- What is asked
Extract the lines from the start through the line that holds "0.43, 0.43, 1.31, 1.31, 0.43, 0.43, 1.31, 1.31, 0.43, 0.43];", both included, omitting all images.

- Data extract
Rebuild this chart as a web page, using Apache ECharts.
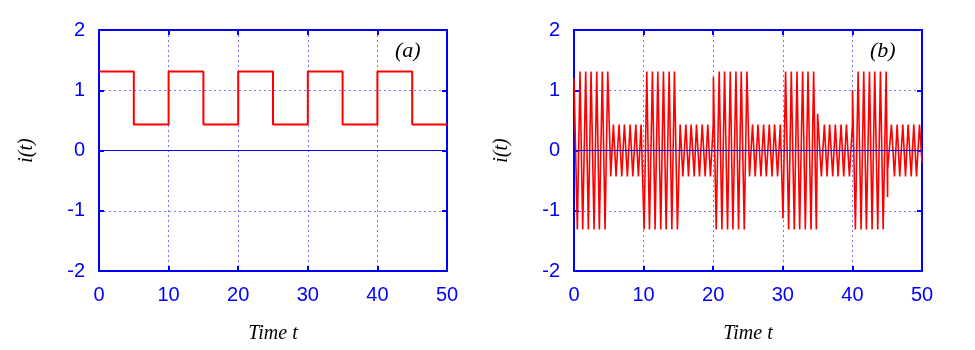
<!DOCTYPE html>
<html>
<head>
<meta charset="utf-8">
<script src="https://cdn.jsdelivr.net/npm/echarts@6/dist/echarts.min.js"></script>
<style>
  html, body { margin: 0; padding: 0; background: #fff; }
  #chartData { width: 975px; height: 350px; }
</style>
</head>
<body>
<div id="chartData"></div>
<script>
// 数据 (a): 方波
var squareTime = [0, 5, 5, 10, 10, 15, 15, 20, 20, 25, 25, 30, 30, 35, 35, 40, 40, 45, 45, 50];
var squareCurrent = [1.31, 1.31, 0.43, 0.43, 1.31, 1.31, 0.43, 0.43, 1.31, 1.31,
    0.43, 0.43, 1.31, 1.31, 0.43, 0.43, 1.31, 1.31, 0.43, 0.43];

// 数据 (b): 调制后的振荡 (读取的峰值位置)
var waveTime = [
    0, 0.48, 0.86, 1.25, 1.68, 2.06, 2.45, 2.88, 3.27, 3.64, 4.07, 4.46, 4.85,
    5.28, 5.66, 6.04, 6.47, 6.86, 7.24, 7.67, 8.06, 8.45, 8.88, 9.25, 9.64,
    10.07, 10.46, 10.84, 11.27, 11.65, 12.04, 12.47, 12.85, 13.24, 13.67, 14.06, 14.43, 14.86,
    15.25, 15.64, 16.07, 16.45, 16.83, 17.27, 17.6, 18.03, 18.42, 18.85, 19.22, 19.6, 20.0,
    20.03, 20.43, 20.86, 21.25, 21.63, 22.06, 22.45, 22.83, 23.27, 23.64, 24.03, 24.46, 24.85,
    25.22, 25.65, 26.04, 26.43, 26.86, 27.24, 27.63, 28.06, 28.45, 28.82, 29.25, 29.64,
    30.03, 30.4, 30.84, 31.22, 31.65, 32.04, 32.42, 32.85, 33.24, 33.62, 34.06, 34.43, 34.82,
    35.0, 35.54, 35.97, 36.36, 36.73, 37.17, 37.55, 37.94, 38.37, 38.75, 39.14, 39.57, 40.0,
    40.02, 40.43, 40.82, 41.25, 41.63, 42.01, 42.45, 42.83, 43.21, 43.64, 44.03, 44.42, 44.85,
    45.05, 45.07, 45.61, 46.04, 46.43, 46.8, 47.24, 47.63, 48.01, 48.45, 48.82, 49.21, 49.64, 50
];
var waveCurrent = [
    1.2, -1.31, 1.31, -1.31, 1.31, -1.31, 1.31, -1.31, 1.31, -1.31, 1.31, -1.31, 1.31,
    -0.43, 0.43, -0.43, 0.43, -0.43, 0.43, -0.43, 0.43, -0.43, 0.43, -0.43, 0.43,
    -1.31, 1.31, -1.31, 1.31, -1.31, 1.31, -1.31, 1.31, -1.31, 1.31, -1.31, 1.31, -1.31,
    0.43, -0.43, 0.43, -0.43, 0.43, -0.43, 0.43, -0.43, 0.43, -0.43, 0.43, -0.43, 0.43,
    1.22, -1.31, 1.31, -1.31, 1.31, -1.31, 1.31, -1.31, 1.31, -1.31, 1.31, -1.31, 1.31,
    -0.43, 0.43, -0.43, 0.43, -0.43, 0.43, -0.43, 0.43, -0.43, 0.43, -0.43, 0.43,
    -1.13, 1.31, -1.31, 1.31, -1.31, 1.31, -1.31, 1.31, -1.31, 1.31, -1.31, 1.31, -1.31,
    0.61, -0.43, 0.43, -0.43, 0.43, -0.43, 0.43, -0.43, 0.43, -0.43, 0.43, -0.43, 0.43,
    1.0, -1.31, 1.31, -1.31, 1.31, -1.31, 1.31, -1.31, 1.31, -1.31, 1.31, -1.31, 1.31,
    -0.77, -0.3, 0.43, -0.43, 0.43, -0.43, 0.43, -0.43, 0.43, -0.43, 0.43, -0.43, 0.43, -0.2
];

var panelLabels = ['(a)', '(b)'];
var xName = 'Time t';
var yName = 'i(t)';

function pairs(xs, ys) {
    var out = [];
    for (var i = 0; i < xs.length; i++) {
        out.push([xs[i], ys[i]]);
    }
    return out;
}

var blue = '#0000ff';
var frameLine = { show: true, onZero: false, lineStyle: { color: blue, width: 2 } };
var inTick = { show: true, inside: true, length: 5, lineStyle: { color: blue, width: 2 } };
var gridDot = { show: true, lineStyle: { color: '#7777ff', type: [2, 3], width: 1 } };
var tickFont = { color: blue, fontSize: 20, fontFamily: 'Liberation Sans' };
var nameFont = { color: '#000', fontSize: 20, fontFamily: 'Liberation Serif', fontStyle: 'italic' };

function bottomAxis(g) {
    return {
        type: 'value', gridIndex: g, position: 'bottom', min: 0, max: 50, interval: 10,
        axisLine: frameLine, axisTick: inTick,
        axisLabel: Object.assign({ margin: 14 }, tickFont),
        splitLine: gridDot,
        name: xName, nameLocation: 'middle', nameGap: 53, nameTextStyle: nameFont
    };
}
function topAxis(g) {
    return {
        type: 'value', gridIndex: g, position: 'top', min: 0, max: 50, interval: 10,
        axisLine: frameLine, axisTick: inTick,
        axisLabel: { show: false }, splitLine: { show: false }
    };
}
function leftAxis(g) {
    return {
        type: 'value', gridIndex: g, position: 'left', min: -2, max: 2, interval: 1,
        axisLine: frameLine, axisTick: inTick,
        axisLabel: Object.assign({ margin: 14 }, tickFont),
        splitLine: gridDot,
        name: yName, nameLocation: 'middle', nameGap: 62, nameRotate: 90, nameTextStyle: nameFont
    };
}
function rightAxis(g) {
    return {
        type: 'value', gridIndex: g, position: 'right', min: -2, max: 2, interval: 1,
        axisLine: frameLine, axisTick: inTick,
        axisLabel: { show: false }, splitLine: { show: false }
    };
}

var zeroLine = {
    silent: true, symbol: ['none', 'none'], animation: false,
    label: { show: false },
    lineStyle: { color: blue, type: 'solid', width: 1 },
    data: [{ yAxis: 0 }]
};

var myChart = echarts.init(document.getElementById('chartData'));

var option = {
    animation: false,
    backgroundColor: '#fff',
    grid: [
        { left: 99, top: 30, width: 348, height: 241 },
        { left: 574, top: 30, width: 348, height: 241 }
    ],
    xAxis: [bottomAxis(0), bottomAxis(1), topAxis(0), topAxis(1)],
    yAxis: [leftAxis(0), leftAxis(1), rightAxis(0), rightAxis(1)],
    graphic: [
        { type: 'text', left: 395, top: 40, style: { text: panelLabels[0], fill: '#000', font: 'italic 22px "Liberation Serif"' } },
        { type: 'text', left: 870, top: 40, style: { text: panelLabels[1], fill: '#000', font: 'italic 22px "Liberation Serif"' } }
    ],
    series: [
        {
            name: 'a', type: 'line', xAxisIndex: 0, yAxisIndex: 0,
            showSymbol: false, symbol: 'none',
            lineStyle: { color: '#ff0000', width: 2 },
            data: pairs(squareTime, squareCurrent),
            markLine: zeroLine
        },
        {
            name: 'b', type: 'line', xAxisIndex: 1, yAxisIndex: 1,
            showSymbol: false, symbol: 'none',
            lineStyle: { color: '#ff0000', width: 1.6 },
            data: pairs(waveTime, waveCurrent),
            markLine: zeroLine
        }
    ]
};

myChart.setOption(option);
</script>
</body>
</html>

- Result
Rebuild this chart as a web page, using Apache ECharts.
<!DOCTYPE html>
<html>
<head>
<meta charset="utf-8">
<script src="https://cdn.jsdelivr.net/npm/echarts@6/dist/echarts.min.js"></script>
<style>
  html, body { margin: 0; padding: 0; background: #fff; }
  #chartData { width: 975px; height: 350px; }
</style>
</head>
<body>
<div id="chartData"></div>
<script>
// 数据 (a): 方波
var squareTime = [0, 5, 5, 10, 10, 15, 15, 20, 20, 25, 25, 30, 30, 35, 35, 40, 40, 45, 45, 50];
var squareCurrent = [1.31, 1.31, 0.43, 0.43, 1.31, 1.31, 0.43, 0.43, 1.31, 1.31,
    0.43, 0.43, 1.31, 1.31, 0.43, 0.43, 1.31, 1.31, 0.43, 0.43];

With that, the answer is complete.